5.10.2006

La Nana y el iceberg

Este curioso título corresponde a la novela de Ariel Dorfman que acabo de leer, publicada en 1999 por Seix Barral. Dorfman es un chileno que vive en Estados Unidos desde hace ya tanto tiempo que se le pegó el acento gringo al hablar español (como tuve ocasión de comprobar en un programa cultural de televisión, donde conocí al escritor y quedé medio hechizada por su locuacidad), y es conocido fundamentalmente por ser el autor de la obra teatral La muerte y la doncella, que el gran Polanski llevó al cine.

El chocante título alude, como comprendemos apenas empezado el libro, a la forzosa y siempre difícil unión integradora de los valores tradicionales de un país como Chile, donde las nanas siempre fueron una pieza básica en el modelo social, y el esfuerzo por caminar hacia la modernidad quitando lastres pero sin perder la identidad propia. El iceberg, en este caso, es el símbolo de la nueva imagen que el país quiere ofrecer al mundo con motivo de la Exposición Universal que tuvo lugar en Sevilla en 1992, en el quinto centenario del descubrimiento de América. Chile exhibe el monumento de hielo a modo de afirmación de una modernidad que quiere dejar atrás las bases y los valores tradicionales en pos del olvido de una dictadura recién acabada.

En medio del gran acontecimiento mundial se sitúan las vidas de los protagonistas, tres amigos que un día hicieron una apuesta y están dispuestos a todo con tal de ganarla: mentir, robar, sacar adelante el país desde la sombra o acostarse con una mujer distinta cada día durante veinticinco años.
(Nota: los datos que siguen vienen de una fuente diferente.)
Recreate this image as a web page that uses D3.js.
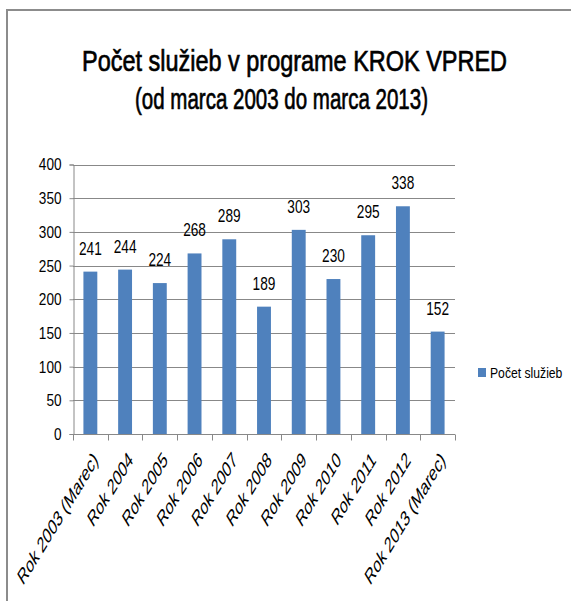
<!DOCTYPE html>
<html><head><meta charset="utf-8">
<script src="https://cdn.jsdelivr.net/npm/d3@7"></script>
<style>body{margin:0;background:#fff}svg{display:block}text{font-family:"Liberation Sans",Arial,sans-serif}</style>
</head><body>
<script>
const categories = ["Rok 2003 (Marec)","Rok 2004","Rok 2005","Rok 2006","Rok 2007","Rok 2008","Rok 2009","Rok 2010","Rok 2011","Rok 2012","Rok 2013 (Marec)"];
const values = [241,244,224,268,289,189,303,230,295,338,152];
const yTicks = [0,50,100,150,200,250,300,350,400];
const seriesName = "Počet služieb";
const titleLines = ["Počet služieb v programe KROK VPRED","(od marca 2003 do marca 2013)"];

const W = 571, H = 601;
const svg = d3.select("body").append("svg").attr("width", W).attr("height", H);

// frame
svg.append("line").attr("x1",6).attr("x2",W).attr("y1",10).attr("y2",10).attr("stroke","#8c8c8c").attr("stroke-width",2);
svg.append("line").attr("x1",7).attr("x2",7).attr("y1",9).attr("y2",H).attr("stroke","#8c8c8c").attr("stroke-width",2);

// title
const tl = [{x:82,w:425,y:71},{x:135,w:293,y:109}];
titleLines.forEach((t,i)=>{
  svg.append("text").attr("x",tl[i].x).attr("y",tl[i].y).attr("font-size",30)
    .attr("textLength",tl[i].w).attr("lengthAdjust","spacingAndGlyphs")
    .attr("fill","#000").attr("stroke","#000").attr("stroke-width",0.7).text(t);
});

const x0 = 73, x1 = 455, yTop = 164.5, yBot = 434;
const x = d3.scaleBand().domain(categories).range([x0,x1]).paddingInner(0.6).paddingOuter(0.3);
const y = d3.scaleLinear().domain([0,400]).range([yBot,yTop]);

// gridlines
svg.append("g").selectAll("line").data(yTicks.filter(d=>d>0)).join("line")
  .attr("x1",x0).attr("x2",x1).attr("y1",d=>Math.round(y(d))+0.5).attr("y2",d=>Math.round(y(d))+0.5)
  .attr("stroke","#888").attr("stroke-width",1);

// y axis
const ya = svg.append("g").attr("transform",`translate(${x0+0.5},0)`)
  .call(d3.axisLeft(y).tickValues(yTicks).tickSize(4).tickPadding(8));
ya.select(".domain").attr("stroke","#888");
ya.selectAll(".tick line").attr("stroke","#888");
ya.selectAll(".tick text").attr("font-size",17).attr("fill","#000")
  .attr("font-family","Liberation Sans, Arial, sans-serif")
  .each(function(){const t=d3.select(this);const xx=+t.attr("x");t.attr("x",null).attr("transform",`translate(${xx},0) scale(0.8,1)`);});

// bars
svg.append("g").selectAll("rect").data(values).join("rect")
  .attr("x",(d,i)=>x(categories[i])).attr("width",x.bandwidth())
  .attr("y",d=>y(d)).attr("height",d=>yBot-y(d)).attr("fill","#4f81bd");

// data labels
svg.append("g").selectAll("text").data(values).join("text")
  .attr("transform",(d,i)=>`translate(${x(categories[i])+x.bandwidth()/2},${y(d)-17}) scale(0.76,1)`)
  .attr("text-anchor","middle").attr("font-size",18).attr("fill","#000").text(d=>d);

// x axis
const step = x.step();
const xa = svg.append("g").attr("transform",`translate(0,${yBot+0.5})`);
xa.append("line").attr("x1",x0).attr("x2",x1).attr("stroke","#888");
xa.selectAll("line.tk").data(d3.range(categories.length+1)).join("line").attr("class","tk")
  .attr("x1",i=>Math.round(x0+i*step)+0.5).attr("x2",i=>Math.round(x0+i*step)+0.5)
  .attr("y1",0).attr("y2",6).attr("stroke","#888");
xa.selectAll("text").data(categories).join("text")
  .attr("transform",d=>`translate(${x(d)+x.bandwidth()/2+2},16) scale(0.61,1) rotate(-45)`)
  .attr("text-anchor","end").attr("dy","0.7em").attr("font-size",22).attr("fill","#000").text(d=>d);

// legend
svg.append("rect").attr("x",478).attr("y",368).attr("width",8).attr("height",9).attr("fill","#4f81bd");
svg.append("text").attr("transform","translate(490,378) scale(0.87,1)").attr("font-size",14).attr("fill","#000").text(seriesName);
</script>
</body></html>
Los hijos de estos amigos, Amanda Camila y Gabriel, son los que sufrirán las consecuencias de un absurdo juego que todo el mundo se toma demasiado en serio, y sólo la nana podrá ayudarlos a encontrar un poco el sentido de lo que hacen o lo que quieren.

El argumento da mucho juego y se presta a situaciones extremadamente divertidas, pero que acaban cansando por su encadenamiento pretendidamente casual o fatídico. El destino o providencia al que se atribuyen los hechos para que todo acabe cuadrando resulta cargante a medida que avanza la trama. Es como si Dorfman se sintiera obligado a justificar explícitamente hasta el mínimo gesto o suceso que envuelve las vidas de los personajes; eso sí, dentro de una narración llena de humor, contada en primera persona por Gabriel, cuya obsesión a lo largo de la novela es perder la virginidad.

El libro muestra una sociedad chilena esforzándose por conciliar el pasado y el futuro mediante la apariencia y la mentira. Más o menos como en muchos otros países, pero quizá los chilenos lo hacen con un espíritu de contradicción especialmente agudo. Y es que La Nana y el iceberg presenta, a pesar de la absurdidad en que se mueven las vidas cotidianas de los personajes, un trasfondo crítico real y un gran conocimiento de la situación sociopolítica en los países latinoamericanos. Y es que Dorfman es un intelectual muy lúcido, por encima de todo.